DATASET SECTION:
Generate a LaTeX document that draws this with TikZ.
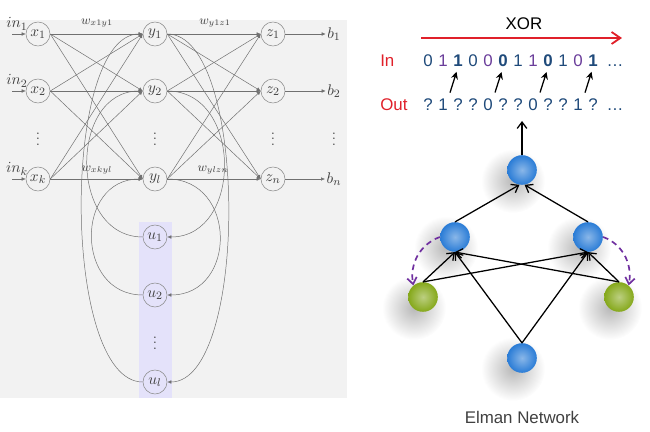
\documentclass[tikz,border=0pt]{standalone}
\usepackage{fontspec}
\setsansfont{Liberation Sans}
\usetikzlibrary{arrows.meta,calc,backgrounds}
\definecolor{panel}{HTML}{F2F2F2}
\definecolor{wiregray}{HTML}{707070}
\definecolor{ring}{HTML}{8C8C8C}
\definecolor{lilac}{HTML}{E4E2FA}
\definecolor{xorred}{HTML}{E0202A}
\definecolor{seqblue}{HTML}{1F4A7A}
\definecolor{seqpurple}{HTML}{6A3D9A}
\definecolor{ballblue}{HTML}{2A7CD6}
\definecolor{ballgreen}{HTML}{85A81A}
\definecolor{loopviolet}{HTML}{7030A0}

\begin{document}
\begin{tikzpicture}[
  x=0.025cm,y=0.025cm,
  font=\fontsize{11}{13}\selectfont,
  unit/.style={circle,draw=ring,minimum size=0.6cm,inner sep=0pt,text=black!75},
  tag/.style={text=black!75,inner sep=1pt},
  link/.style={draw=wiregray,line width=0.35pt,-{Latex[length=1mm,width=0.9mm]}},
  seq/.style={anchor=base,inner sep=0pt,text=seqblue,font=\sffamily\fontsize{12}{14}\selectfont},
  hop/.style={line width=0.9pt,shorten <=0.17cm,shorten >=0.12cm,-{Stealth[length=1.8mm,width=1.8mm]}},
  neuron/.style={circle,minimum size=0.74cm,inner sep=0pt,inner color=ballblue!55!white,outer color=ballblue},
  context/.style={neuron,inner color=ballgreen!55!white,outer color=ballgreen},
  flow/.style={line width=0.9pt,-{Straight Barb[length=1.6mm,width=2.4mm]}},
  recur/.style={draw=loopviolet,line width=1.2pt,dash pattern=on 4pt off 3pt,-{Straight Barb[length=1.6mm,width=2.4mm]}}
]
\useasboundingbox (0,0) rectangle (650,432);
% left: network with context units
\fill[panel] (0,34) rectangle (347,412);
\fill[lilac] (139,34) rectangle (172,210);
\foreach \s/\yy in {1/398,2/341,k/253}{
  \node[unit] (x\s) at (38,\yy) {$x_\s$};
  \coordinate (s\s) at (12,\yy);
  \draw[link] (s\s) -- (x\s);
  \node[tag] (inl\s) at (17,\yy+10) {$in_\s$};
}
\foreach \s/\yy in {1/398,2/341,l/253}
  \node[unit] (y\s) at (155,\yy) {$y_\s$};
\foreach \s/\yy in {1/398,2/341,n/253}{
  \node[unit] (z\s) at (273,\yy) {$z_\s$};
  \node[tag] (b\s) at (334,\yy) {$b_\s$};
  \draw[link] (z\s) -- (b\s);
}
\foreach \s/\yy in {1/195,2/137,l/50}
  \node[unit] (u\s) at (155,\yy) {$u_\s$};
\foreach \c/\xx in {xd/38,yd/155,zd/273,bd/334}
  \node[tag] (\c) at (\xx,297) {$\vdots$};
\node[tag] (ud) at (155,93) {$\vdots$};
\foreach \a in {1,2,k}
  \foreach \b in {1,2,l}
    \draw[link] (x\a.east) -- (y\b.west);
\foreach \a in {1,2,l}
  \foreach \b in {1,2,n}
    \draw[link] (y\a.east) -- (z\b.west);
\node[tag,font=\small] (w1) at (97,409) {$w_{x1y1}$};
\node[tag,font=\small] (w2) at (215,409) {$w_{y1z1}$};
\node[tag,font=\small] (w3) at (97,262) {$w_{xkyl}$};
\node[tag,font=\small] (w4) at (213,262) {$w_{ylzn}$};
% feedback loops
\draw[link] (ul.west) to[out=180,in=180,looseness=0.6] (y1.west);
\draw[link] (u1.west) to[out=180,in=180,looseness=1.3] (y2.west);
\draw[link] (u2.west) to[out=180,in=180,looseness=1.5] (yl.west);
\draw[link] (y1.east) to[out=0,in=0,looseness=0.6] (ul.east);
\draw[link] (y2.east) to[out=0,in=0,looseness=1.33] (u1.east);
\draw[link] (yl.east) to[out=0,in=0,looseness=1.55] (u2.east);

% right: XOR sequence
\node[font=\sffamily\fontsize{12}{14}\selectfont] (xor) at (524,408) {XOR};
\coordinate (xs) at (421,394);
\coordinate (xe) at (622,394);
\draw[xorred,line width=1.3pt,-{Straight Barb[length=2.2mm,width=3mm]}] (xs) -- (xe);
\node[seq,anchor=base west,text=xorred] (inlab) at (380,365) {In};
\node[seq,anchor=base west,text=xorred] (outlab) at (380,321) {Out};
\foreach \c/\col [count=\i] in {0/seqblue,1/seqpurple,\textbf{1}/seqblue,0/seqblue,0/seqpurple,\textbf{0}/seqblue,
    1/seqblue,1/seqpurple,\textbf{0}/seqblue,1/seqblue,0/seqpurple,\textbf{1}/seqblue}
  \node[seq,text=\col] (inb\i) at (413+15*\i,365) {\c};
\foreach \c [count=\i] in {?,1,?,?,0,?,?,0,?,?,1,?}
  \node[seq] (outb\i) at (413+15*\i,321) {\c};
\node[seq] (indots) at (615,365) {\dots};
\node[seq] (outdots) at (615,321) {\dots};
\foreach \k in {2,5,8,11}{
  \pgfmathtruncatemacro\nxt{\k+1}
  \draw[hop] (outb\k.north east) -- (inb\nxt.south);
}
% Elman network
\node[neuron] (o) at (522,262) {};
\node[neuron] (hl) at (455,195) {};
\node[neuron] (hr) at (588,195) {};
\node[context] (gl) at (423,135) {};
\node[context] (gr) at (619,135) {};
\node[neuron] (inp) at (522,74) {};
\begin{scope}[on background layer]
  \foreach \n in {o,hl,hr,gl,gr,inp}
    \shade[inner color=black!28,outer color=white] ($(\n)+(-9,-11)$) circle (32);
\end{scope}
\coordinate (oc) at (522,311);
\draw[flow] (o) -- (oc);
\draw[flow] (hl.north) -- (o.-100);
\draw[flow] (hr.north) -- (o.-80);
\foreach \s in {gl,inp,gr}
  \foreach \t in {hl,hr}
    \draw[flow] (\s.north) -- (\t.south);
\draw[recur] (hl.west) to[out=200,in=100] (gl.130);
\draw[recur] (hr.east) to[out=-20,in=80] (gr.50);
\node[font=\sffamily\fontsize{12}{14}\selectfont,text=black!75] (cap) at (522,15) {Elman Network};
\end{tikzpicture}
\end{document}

EXERCISE: Write the material out again exactly as it appears, dropping the pictures.

RESULT OF THIS EXERCISE:
Generate a LaTeX document that draws this with TikZ.
\documentclass[tikz,border=0pt]{standalone}
\usepackage{fontspec}
\setsansfont{Liberation Sans}
\usetikzlibrary{arrows.meta,calc,backgrounds}
\definecolor{panel}{HTML}{F2F2F2}
\definecolor{wiregray}{HTML}{707070}
\definecolor{ring}{HTML}{8C8C8C}
\definecolor{lilac}{HTML}{E4E2FA}
\definecolor{xorred}{HTML}{E0202A}
\definecolor{seqblue}{HTML}{1F4A7A}
\definecolor{seqpurple}{HTML}{6A3D9A}
\definecolor{ballblue}{HTML}{2A7CD6}
\definecolor{ballgreen}{HTML}{85A81A}
\definecolor{loopviolet}{HTML}{7030A0}

\begin{document}
\begin{tikzpicture}[
  x=0.025cm,y=0.025cm,
  font=\fontsize{11}{13}\selectfont,
  unit/.style={circle,draw=ring,minimum size=0.6cm,inner sep=0pt,text=black!75},
  tag/.style={text=black!75,inner sep=1pt},
  link/.style={draw=wiregray,line width=0.35pt,-{Latex[length=1mm,width=0.9mm]}},
  seq/.style={anchor=base,inner sep=0pt,text=seqblue,font=\sffamily\fontsize{12}{14}\selectfont},
  hop/.style={line width=0.9pt,shorten <=0.17cm,shorten >=0.12cm,-{Stealth[length=1.8mm,width=1.8mm]}},
  neuron/.style={circle,minimum size=0.74cm,inner sep=0pt,inner color=ballblue!55!white,outer color=ballblue},
  context/.style={neuron,inner color=ballgreen!55!white,outer color=ballgreen},
  flow/.style={line width=0.9pt,-{Straight Barb[length=1.6mm,width=2.4mm]}},
  recur/.style={draw=loopviolet,line width=1.2pt,dash pattern=on 4pt off 3pt,-{Straight Barb[length=1.6mm,width=2.4mm]}}
]
\useasboundingbox (0,0) rectangle (650,432);
% left: network with context units
\fill[panel] (0,34) rectangle (347,412);
\fill[lilac] (139,34) rectangle (172,210);
\foreach \s/\yy in {1/398,2/341,k/253}{
  \node[unit] (x\s) at (38,\yy) {$x_\s$};
  \coordinate (s\s) at (12,\yy);
  \draw[link] (s\s) -- (x\s);
  \node[tag] (inl\s) at (17,\yy+10) {$in_\s$};
}
\foreach \s/\yy in {1/398,2/341,l/253}
  \node[unit] (y\s) at (155,\yy) {$y_\s$};
\foreach \s/\yy in {1/398,2/341,n/253}{
  \node[unit] (z\s) at (273,\yy) {$z_\s$};
  \node[tag] (b\s) at (334,\yy) {$b_\s$};
  \draw[link] (z\s) -- (b\s);
}
\foreach \s/\yy in {1/195,2/137,l/50}
  \node[unit] (u\s) at (155,\yy) {$u_\s$};
\foreach \c/\xx in {xd/38,yd/155,zd/273,bd/334}
  \node[tag] (\c) at (\xx,297) {$\vdots$};
\node[tag] (ud) at (155,93) {$\vdots$};
\foreach \a in {1,2,k}
  \foreach \b in {1,2,l}
    \draw[link] (x\a.east) -- (y\b.west);
\foreach \a in {1,2,l}
  \foreach \b in {1,2,n}
    \draw[link] (y\a.east) -- (z\b.west);
\node[tag,font=\small] (w1) at (97,409) {$w_{x1y1}$};
\node[tag,font=\small] (w2) at (215,409) {$w_{y1z1}$};
\node[tag,font=\small] (w3) at (97,262) {$w_{xkyl}$};
\node[tag,font=\small] (w4) at (213,262) {$w_{ylzn}$};
% feedback loops
\draw[link] (ul.west) to[out=180,in=180,looseness=0.6] (y1.west);
\draw[link] (u1.west) to[out=180,in=180,looseness=1.3] (y2.west);
\draw[link] (u2.west) to[out=180,in=180,looseness=1.5] (yl.west);
\draw[link] (y1.east) to[out=0,in=0,looseness=0.6] (ul.east);
\draw[link] (y2.east) to[out=0,in=0,looseness=1.33] (u1.east);
\draw[link] (yl.east) to[out=0,in=0,looseness=1.55] (u2.east);

% right: XOR sequence
\node[font=\sffamily\fontsize{12}{14}\selectfont] (xor) at (524,408) {XOR};
\coordinate (xs) at (421,394);
\coordinate (xe) at (622,394);
\draw[xorred,line width=1.3pt,-{Straight Barb[length=2.2mm,width=3mm]}] (xs) -- (xe);
\node[seq,anchor=base west,text=xorred] (inlab) at (380,365) {In};
\node[seq,anchor=base west,text=xorred] (outlab) at (380,321) {Out};
\foreach \c/\col [count=\i] in {0/seqblue,1/seqpurple,\textbf{1}/seqblue,0/seqblue,0/seqpurple,\textbf{0}/seqblue,
    1/seqblue,1/seqpurple,\textbf{0}/seqblue,1/seqblue,0/seqpurple,\textbf{1}/seqblue}
  \node[seq,text=\col] (inb\i) at (413+15*\i,365) {\c};
\foreach \c [count=\i] in {?,1,?,?,0,?,?,0,?,?,1,?}
  \node[seq] (outb\i) at (413+15*\i,321) {\c};
\node[seq] (indots) at (615,365) {\dots};
\node[seq] (outdots) at (615,321) {\dots};
\foreach \k in {2,5,8,11}{
  \pgfmathtruncatemacro\nxt{\k+1}
  \draw[hop] (outb\k.north east) -- (inb\nxt.south);
}
% Elman network
\node[neuron] (o) at (522,262) {};
\node[neuron] (hl) at (455,195) {};
\node[neuron] (hr) at (588,195) {};
\node[context] (gl) at (423,135) {};
\node[context] (gr) at (619,135) {};
\node[neuron] (inp) at (522,74) {};
\begin{scope}[on background layer]
  \foreach \n in {o,hl,hr,gl,gr,inp}
    \shade[inner color=black!28,outer color=white] ($(\n)+(-9,-11)$) circle (32);
\end{scope}
\coordinate (oc) at (522,311);
\draw[flow] (o) -- (oc);
\draw[flow] (hl.north) -- (o.-100);
\draw[flow] (hr.north) -- (o.-80);
\foreach \s in {gl,inp,gr}
  \foreach \t in {hl,hr}
    \draw[flow] (\s.north) -- (\t.south);
\draw[recur] (hl.west) to[out=200,in=100] (gl.130);
\draw[recur] (hr.east) to[out=-20,in=80] (gr.50);
\node[font=\sffamily\fontsize{12}{14}\selectfont,text=black!75] (cap) at (522,15) {Elman Network};
\end{tikzpicture}
\end{document}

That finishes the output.